### What you need to do
Among the entries that follow, the required portion opens with the line containing "Convert this chart to matplotlib code." and closes with the line containing "return (x + d * ddx, y + d * ddy)". Give that portion again exactly, and nothing else.

### Provided material
--------------------------------
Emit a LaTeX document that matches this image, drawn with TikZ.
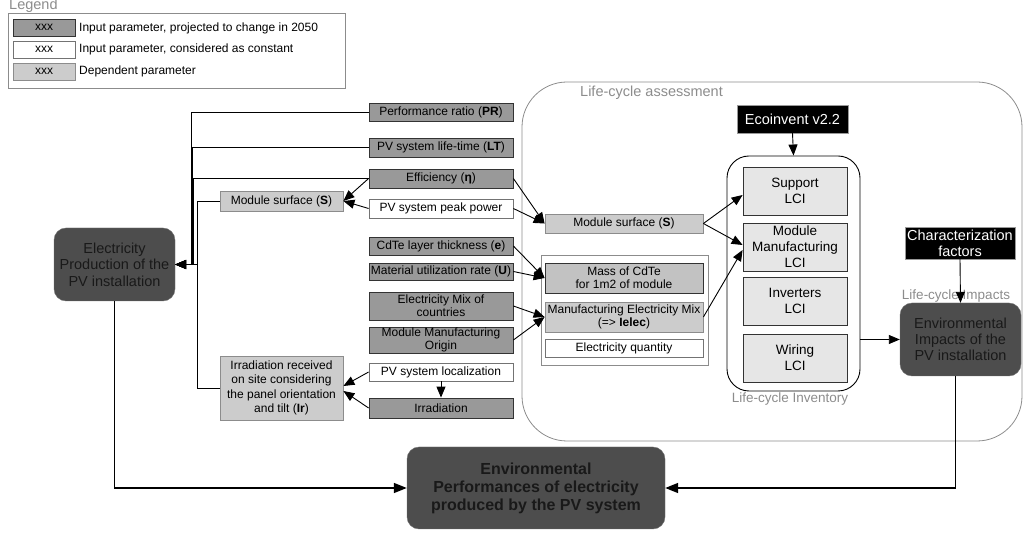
--------------------------------
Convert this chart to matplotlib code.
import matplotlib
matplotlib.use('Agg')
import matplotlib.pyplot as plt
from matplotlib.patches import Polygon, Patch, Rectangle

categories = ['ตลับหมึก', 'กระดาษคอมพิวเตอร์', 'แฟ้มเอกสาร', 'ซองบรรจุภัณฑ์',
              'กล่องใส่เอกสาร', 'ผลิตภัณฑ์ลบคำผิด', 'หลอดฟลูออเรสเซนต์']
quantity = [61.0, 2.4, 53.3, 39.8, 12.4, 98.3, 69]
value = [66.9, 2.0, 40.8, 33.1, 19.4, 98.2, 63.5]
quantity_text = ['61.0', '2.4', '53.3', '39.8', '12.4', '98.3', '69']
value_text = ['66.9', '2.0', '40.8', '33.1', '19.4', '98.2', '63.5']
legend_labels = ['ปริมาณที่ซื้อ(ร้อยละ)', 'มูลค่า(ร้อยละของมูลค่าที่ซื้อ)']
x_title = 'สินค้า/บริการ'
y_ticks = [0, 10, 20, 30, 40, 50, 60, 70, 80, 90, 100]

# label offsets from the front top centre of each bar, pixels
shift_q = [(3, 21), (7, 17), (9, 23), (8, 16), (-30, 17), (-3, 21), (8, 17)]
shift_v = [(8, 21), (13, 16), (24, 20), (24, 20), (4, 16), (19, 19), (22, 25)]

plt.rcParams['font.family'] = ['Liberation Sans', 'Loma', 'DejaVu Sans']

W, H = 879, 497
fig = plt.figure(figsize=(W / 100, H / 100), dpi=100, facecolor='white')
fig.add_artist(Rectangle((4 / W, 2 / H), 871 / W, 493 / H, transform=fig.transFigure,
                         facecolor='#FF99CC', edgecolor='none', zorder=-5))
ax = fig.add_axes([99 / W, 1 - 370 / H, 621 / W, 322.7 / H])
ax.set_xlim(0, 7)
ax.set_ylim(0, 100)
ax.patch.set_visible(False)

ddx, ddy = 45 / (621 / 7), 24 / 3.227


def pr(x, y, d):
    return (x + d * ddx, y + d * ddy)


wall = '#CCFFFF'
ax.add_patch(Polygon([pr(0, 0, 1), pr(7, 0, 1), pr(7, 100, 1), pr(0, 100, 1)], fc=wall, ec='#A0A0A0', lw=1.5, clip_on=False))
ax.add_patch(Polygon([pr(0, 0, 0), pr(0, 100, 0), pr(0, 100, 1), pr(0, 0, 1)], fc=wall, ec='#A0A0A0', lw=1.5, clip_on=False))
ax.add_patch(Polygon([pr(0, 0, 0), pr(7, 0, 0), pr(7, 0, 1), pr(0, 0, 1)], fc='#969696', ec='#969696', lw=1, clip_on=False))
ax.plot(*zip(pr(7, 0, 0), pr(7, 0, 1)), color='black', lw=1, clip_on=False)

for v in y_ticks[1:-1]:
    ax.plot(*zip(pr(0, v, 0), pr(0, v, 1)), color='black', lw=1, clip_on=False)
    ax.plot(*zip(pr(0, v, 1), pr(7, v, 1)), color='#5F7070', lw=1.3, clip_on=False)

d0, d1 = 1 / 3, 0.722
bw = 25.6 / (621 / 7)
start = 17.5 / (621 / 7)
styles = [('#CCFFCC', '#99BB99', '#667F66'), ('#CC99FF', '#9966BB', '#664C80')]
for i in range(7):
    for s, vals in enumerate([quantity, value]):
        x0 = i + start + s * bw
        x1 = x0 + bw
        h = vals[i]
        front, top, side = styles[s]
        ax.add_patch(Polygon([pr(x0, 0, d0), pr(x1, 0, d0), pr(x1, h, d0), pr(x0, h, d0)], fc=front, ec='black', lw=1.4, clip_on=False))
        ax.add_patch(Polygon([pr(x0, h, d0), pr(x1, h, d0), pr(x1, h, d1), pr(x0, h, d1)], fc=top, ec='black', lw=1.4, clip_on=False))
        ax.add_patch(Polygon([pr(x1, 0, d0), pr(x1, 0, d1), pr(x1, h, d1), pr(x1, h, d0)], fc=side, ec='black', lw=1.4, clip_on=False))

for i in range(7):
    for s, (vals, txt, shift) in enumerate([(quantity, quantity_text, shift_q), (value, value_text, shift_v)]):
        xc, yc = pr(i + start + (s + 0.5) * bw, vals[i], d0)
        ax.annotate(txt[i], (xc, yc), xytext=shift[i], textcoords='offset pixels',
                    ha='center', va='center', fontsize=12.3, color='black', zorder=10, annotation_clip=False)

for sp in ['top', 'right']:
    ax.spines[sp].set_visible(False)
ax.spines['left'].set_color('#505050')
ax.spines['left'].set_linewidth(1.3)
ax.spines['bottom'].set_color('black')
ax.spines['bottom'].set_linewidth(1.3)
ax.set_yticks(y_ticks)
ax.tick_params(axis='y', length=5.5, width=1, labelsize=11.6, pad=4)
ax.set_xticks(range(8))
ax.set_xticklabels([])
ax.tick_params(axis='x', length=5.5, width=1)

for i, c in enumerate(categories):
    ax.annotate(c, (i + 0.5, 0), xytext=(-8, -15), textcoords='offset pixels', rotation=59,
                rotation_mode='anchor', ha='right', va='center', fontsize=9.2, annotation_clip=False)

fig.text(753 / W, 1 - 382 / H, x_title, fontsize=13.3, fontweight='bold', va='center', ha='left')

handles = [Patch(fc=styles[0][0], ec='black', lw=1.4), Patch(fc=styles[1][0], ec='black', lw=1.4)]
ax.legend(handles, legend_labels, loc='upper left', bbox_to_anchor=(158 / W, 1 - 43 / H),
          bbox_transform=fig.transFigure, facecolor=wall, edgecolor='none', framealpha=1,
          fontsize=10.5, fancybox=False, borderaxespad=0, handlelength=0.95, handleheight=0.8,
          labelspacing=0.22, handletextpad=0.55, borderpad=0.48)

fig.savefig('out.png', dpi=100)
--------------------------------
### Right answer
Convert this chart to matplotlib code.
import matplotlib
matplotlib.use('Agg')
import matplotlib.pyplot as plt
from matplotlib.patches import Polygon, Patch, Rectangle

categories = ['ตลับหมึก', 'กระดาษคอมพิวเตอร์', 'แฟ้มเอกสาร', 'ซองบรรจุภัณฑ์',
              'กล่องใส่เอกสาร', 'ผลิตภัณฑ์ลบคำผิด', 'หลอดฟลูออเรสเซนต์']
quantity = [61.0, 2.4, 53.3, 39.8, 12.4, 98.3, 69]
value = [66.9, 2.0, 40.8, 33.1, 19.4, 98.2, 63.5]
quantity_text = ['61.0', '2.4', '53.3', '39.8', '12.4', '98.3', '69']
value_text = ['66.9', '2.0', '40.8', '33.1', '19.4', '98.2', '63.5']
legend_labels = ['ปริมาณที่ซื้อ(ร้อยละ)', 'มูลค่า(ร้อยละของมูลค่าที่ซื้อ)']
x_title = 'สินค้า/บริการ'
y_ticks = [0, 10, 20, 30, 40, 50, 60, 70, 80, 90, 100]

# label offsets from the front top centre of each bar, pixels
shift_q = [(3, 21), (7, 17), (9, 23), (8, 16), (-30, 17), (-3, 21), (8, 17)]
shift_v = [(8, 21), (13, 16), (24, 20), (24, 20), (4, 16), (19, 19), (22, 25)]

plt.rcParams['font.family'] = ['Liberation Sans', 'Loma', 'DejaVu Sans']

W, H = 879, 497
fig = plt.figure(figsize=(W / 100, H / 100), dpi=100, facecolor='white')
fig.add_artist(Rectangle((4 / W, 2 / H), 871 / W, 493 / H, transform=fig.transFigure,
                         facecolor='#FF99CC', edgecolor='none', zorder=-5))
ax = fig.add_axes([99 / W, 1 - 370 / H, 621 / W, 322.7 / H])
ax.set_xlim(0, 7)
ax.set_ylim(0, 100)
ax.patch.set_visible(False)

ddx, ddy = 45 / (621 / 7), 24 / 3.227


def pr(x, y, d):
    return (x + d * ddx, y + d * ddy)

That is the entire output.